START Dataset section

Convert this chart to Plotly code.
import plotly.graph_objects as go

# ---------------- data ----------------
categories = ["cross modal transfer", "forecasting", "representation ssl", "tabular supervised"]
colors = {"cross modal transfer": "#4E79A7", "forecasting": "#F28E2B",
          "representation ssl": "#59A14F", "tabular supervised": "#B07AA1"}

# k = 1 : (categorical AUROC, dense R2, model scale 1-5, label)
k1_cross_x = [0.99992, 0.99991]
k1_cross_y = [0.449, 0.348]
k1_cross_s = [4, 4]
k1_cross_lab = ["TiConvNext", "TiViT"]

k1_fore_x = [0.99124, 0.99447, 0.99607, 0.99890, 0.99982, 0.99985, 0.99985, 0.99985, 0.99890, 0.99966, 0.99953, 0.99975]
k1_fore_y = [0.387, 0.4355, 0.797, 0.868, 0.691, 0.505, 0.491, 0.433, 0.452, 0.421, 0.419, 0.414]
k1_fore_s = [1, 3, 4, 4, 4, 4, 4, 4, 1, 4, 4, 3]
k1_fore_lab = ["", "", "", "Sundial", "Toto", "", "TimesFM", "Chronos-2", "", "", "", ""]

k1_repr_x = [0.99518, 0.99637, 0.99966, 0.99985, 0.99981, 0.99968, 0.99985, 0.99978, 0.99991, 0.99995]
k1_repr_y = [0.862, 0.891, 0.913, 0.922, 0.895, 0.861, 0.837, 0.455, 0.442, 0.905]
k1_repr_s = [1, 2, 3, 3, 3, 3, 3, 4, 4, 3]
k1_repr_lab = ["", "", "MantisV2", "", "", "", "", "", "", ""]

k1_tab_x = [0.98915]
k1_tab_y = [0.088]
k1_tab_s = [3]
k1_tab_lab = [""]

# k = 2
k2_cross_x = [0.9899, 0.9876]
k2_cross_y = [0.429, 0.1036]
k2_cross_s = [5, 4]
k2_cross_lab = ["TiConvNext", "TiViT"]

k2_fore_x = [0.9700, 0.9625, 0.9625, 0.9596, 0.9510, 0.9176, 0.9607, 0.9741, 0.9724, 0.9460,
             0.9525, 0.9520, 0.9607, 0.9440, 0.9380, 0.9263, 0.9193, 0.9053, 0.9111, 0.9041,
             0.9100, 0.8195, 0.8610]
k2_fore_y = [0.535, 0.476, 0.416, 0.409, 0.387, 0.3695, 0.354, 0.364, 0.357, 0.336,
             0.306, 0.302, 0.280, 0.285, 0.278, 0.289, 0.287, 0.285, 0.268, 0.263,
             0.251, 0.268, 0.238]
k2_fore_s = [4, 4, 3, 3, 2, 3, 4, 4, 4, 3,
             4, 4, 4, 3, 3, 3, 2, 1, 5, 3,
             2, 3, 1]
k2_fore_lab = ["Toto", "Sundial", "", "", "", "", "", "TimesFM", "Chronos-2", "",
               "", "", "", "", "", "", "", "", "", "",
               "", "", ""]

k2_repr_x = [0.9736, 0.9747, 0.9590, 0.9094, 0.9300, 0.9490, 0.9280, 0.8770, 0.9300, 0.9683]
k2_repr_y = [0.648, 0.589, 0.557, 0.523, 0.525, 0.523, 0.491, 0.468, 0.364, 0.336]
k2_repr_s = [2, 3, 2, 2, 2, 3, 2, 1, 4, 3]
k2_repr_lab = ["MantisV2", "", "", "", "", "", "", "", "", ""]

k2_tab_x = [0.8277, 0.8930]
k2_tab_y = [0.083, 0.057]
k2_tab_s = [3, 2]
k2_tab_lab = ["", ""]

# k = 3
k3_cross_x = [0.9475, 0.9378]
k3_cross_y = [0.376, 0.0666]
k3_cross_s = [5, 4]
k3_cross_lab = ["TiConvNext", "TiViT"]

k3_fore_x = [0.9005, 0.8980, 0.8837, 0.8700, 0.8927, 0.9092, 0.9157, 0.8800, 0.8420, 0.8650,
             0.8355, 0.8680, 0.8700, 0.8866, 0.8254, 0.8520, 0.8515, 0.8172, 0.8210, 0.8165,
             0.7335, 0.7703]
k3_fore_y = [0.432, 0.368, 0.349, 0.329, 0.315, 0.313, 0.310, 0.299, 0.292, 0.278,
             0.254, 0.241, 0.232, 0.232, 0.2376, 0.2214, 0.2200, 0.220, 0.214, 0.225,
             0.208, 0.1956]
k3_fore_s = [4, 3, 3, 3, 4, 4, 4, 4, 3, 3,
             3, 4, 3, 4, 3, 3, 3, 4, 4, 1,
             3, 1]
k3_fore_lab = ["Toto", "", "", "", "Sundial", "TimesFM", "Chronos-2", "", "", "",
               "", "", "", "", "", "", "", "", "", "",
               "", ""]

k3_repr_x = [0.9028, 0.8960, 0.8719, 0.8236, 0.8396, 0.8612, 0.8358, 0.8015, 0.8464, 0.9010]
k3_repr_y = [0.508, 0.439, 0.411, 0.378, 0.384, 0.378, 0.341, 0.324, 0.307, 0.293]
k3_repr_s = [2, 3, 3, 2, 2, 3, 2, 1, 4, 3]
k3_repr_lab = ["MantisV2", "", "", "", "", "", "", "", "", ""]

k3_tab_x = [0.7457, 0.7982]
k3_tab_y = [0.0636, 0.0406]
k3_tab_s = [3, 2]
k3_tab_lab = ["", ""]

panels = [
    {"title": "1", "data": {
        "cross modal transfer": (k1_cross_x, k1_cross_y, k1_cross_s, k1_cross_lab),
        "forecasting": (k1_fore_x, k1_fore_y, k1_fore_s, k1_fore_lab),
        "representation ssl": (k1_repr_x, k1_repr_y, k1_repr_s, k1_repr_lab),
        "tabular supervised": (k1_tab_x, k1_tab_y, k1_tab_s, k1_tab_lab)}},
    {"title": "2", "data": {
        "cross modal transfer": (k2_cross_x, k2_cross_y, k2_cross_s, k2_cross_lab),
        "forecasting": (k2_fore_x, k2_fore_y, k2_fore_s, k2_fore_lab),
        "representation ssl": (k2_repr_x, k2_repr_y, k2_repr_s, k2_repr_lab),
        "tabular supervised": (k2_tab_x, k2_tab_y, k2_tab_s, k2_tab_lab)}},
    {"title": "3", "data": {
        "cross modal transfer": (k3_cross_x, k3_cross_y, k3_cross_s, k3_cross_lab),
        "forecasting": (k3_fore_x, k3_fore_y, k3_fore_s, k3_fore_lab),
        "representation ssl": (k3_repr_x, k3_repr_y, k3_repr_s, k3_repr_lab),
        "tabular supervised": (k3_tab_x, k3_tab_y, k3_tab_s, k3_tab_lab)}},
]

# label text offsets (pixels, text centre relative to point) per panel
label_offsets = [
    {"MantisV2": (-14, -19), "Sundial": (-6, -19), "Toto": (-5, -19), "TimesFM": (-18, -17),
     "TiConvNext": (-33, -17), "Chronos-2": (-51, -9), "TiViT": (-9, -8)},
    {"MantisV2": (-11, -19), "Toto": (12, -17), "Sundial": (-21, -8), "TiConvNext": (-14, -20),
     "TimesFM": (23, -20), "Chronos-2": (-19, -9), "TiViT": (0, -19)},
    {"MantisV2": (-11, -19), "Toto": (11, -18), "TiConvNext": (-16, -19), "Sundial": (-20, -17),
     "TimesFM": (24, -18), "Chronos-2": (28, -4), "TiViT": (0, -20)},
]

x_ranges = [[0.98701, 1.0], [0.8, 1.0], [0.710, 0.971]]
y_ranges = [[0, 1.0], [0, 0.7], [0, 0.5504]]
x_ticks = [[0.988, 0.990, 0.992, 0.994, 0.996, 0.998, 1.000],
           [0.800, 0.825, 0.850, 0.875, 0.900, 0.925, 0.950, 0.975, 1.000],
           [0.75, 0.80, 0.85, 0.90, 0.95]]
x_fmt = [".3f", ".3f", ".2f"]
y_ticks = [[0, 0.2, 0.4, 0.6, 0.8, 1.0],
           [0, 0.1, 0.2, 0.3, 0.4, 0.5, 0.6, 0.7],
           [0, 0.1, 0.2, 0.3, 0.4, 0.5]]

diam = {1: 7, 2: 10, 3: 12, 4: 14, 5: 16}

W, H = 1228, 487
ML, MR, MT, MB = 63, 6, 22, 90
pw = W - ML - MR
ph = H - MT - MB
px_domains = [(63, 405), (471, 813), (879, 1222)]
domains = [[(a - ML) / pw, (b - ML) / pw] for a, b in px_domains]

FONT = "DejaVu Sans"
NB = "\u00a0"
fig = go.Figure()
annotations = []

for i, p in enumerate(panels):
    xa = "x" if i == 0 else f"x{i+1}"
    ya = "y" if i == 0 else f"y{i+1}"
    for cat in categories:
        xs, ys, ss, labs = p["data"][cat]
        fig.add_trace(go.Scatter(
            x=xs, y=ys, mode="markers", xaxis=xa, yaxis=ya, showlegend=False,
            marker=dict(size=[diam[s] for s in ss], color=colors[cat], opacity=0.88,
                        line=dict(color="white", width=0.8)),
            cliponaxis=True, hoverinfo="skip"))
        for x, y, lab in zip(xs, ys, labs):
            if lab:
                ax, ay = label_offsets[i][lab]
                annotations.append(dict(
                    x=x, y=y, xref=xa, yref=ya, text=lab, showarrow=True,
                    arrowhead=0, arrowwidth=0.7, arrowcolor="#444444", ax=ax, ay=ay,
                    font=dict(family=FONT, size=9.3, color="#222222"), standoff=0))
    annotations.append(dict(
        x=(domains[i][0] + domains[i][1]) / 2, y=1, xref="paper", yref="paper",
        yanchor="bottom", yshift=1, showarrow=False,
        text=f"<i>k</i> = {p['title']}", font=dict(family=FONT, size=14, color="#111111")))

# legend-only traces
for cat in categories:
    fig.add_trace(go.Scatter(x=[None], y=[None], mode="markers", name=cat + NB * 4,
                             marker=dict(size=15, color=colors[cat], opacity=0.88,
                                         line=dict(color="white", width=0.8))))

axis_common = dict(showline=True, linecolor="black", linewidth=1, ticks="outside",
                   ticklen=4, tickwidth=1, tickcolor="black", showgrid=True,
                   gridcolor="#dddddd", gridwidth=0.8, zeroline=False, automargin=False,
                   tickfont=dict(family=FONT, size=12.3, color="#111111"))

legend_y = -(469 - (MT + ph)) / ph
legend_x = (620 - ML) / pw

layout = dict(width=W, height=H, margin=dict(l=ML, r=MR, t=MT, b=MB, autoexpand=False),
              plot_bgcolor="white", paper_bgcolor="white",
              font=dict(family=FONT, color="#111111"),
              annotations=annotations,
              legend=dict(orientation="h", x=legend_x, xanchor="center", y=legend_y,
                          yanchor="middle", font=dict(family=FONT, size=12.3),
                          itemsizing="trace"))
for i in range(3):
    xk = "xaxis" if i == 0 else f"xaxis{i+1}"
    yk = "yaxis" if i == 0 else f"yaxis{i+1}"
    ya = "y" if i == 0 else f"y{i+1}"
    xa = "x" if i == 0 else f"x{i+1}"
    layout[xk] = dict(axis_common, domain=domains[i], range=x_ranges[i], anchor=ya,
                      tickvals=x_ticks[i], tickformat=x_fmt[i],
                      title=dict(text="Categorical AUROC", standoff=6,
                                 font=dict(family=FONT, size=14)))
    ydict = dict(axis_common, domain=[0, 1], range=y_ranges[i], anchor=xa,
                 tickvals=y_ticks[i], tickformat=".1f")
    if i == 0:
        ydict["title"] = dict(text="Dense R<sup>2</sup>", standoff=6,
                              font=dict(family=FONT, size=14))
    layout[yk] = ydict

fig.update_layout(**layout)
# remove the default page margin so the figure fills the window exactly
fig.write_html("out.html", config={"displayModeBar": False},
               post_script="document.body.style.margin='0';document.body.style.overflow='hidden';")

END Dataset section

-- Set exercise --
Look above and repeat, character for character, the lines from the first one to the line with "import plotly.graph_objects as go", counting both.

-- Solved exercise --
Convert this chart to Plotly code.
import plotly.graph_objects as go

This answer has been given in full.